Does anyone have any idea? Thank you.


Solution

  • y <- rnorm(1000, mean = 10, sd = 3) # creates normal distributed random data
    mean_target <- 5 #desired mean/sd of the data
    sd_target   <- 1
    y2 <- mean_target + (y - mean(y)) * sd_target/sd(y) #according to the given formula following the link you provided
    print(y2)
    

    If you have a problem with negative values than you could cut the values lower than zero to zero. This will of course change the mean and sd slightly then.

    y2[y2 < 0] <- 0
    

    It is not possible (for all positive mean and sd) to apply these specific values and keep all values positive for sure. So the only way I can think of is to manipulate the outliers.

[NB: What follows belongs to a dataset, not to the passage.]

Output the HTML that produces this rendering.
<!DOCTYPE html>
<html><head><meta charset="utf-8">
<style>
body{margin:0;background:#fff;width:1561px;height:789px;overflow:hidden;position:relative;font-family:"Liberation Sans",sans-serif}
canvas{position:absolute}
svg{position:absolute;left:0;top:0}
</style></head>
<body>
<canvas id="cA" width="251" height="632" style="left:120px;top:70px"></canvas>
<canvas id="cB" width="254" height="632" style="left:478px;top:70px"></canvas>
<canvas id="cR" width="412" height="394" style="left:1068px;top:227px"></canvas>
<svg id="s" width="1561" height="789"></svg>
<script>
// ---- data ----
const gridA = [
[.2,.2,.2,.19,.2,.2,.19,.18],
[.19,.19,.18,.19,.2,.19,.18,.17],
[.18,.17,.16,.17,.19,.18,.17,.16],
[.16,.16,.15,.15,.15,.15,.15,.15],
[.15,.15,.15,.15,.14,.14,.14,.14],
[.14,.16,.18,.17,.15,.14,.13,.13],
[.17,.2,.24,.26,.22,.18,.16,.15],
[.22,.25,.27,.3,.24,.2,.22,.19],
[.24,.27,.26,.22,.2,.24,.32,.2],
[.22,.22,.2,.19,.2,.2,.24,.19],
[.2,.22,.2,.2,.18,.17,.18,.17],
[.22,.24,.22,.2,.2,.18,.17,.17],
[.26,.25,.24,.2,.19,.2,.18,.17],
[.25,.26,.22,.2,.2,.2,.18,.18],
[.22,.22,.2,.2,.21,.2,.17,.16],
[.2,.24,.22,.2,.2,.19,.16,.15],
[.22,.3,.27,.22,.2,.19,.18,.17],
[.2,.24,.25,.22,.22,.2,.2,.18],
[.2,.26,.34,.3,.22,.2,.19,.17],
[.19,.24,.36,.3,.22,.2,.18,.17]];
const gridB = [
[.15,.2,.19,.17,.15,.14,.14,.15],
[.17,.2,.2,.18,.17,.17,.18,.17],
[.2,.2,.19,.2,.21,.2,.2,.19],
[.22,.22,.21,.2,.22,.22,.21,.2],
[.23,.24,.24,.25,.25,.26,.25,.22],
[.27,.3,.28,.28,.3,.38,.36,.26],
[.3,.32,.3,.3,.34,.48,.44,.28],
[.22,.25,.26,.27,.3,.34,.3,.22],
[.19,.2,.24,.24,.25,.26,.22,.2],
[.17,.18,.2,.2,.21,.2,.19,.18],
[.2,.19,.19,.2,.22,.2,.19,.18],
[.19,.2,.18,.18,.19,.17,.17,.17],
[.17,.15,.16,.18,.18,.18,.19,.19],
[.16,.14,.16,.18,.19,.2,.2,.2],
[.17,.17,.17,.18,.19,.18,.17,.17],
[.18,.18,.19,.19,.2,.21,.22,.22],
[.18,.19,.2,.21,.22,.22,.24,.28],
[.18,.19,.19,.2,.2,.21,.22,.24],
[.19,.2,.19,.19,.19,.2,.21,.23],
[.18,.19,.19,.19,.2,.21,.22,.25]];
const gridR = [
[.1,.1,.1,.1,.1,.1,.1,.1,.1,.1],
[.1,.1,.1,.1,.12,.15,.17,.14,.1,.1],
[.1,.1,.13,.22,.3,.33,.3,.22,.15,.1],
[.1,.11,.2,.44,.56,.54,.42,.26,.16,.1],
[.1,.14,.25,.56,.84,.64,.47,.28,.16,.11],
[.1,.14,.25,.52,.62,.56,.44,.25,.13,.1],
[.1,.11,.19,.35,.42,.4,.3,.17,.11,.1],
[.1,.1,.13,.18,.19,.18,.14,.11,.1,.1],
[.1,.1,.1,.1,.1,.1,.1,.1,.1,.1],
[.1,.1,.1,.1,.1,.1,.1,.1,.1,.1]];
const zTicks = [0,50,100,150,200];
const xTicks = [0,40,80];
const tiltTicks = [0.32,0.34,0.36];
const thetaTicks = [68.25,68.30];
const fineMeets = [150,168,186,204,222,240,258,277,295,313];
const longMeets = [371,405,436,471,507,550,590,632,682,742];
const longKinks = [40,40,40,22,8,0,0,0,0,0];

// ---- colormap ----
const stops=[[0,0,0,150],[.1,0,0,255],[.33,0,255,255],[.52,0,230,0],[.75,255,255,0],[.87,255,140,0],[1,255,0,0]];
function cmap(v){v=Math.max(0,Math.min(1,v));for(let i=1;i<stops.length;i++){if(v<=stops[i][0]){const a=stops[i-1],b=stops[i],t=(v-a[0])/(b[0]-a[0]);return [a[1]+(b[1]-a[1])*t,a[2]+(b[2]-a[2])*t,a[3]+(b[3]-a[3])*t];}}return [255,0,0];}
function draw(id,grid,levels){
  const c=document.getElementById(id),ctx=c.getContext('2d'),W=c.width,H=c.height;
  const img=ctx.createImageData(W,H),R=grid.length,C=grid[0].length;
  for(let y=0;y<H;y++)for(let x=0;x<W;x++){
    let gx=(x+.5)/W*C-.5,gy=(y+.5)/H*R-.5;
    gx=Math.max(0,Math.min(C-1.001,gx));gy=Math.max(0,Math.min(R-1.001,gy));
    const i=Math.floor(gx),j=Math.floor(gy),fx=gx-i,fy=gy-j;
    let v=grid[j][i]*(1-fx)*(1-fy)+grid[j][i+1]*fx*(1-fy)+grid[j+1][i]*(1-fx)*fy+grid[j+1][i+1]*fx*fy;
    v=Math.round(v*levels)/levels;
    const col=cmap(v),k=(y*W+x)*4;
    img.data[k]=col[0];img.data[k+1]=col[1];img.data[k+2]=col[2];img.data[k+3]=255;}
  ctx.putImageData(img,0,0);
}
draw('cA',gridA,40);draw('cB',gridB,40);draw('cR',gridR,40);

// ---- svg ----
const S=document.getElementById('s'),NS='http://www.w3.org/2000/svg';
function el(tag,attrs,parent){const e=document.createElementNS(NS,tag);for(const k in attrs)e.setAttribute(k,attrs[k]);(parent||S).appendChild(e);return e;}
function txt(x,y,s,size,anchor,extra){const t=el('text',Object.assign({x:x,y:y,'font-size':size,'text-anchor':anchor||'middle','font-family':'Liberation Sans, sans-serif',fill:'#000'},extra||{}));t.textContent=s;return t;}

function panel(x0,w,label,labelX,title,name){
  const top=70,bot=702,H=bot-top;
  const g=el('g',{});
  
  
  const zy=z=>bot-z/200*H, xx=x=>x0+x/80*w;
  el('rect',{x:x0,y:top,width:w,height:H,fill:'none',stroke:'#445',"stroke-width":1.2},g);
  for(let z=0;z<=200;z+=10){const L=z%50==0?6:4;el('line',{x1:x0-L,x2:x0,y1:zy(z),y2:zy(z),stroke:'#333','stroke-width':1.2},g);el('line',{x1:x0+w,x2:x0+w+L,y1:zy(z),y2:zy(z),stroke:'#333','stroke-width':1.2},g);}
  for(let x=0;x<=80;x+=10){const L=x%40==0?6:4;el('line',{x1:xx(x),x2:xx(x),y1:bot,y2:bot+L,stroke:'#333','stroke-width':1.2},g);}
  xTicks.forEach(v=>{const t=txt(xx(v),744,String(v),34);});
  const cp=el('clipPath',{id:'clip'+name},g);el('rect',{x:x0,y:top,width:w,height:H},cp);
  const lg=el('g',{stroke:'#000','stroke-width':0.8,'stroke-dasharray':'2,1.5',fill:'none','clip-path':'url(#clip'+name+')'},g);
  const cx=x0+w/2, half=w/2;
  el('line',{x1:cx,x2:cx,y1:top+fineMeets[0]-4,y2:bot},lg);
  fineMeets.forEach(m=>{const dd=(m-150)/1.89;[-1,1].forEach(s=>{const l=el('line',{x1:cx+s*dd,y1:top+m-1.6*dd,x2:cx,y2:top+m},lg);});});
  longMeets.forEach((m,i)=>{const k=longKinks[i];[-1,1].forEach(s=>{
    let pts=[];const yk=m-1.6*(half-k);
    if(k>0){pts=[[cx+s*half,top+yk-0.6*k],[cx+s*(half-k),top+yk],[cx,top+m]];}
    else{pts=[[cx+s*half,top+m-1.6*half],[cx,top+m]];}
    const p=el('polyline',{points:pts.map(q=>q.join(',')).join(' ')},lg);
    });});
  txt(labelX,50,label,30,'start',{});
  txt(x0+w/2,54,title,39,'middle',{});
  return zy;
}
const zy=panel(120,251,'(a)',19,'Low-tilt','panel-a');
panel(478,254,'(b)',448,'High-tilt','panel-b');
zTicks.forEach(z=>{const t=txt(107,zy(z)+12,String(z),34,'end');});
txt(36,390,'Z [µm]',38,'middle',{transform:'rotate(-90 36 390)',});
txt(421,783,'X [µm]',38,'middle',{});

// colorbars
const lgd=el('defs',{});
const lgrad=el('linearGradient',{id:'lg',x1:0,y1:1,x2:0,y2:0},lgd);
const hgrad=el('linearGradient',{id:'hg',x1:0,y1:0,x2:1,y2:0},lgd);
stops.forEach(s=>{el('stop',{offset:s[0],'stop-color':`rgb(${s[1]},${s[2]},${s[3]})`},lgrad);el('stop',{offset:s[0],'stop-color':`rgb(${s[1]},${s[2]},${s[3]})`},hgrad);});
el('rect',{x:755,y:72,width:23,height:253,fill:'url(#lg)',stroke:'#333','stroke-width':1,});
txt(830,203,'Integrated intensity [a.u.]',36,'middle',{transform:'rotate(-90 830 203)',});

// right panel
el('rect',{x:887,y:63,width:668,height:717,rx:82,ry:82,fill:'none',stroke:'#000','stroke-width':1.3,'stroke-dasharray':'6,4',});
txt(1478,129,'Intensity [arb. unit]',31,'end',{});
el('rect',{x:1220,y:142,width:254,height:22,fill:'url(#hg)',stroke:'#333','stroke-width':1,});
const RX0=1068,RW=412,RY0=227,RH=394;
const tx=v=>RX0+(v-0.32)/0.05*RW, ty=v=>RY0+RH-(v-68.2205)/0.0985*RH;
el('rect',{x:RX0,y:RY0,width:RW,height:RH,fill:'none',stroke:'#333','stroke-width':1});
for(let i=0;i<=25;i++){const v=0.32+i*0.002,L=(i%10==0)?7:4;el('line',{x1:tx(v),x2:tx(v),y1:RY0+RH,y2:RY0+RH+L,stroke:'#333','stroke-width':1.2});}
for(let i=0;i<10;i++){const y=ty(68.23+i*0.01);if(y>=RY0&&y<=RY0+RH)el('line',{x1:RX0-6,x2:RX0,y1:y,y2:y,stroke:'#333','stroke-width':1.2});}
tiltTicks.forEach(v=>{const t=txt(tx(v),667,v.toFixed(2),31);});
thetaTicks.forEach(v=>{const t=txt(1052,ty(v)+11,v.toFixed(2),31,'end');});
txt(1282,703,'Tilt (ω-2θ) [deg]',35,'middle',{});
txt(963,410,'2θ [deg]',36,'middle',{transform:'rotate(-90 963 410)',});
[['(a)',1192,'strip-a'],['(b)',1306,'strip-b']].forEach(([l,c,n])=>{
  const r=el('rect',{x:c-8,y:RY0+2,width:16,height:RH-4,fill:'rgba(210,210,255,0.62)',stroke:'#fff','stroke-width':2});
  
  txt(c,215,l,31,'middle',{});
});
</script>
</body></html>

    Rereading your question let me think that you maybe want some iterative approach to force the desired mean and sd. Assuming you want to throw away the outliers (smaller than zeros), the following approach may help. But be warned that it may change your data significantly!

    applyMeanSD <- function(y, mean_target, sd_target, max_iter = 10){
        iter <- 0
        while(any(y < 0) || iter < max_iter){
            iter <- iter + 1
            y <- y[y > 0] #throws away all outliers
            if (length(y) > 1)
                y <- mean_target + (y - mean(y)) * sd_target/sd(y)
            else 
                return (NULL)
        }
        return(y)
    }
    
    test2 <- applyMeanSD(test <- rnorm(100, 0, 1), 1, 0.5)
    test #negative values included
    test2 #no negative values
    mean(test2)
    sd(test2)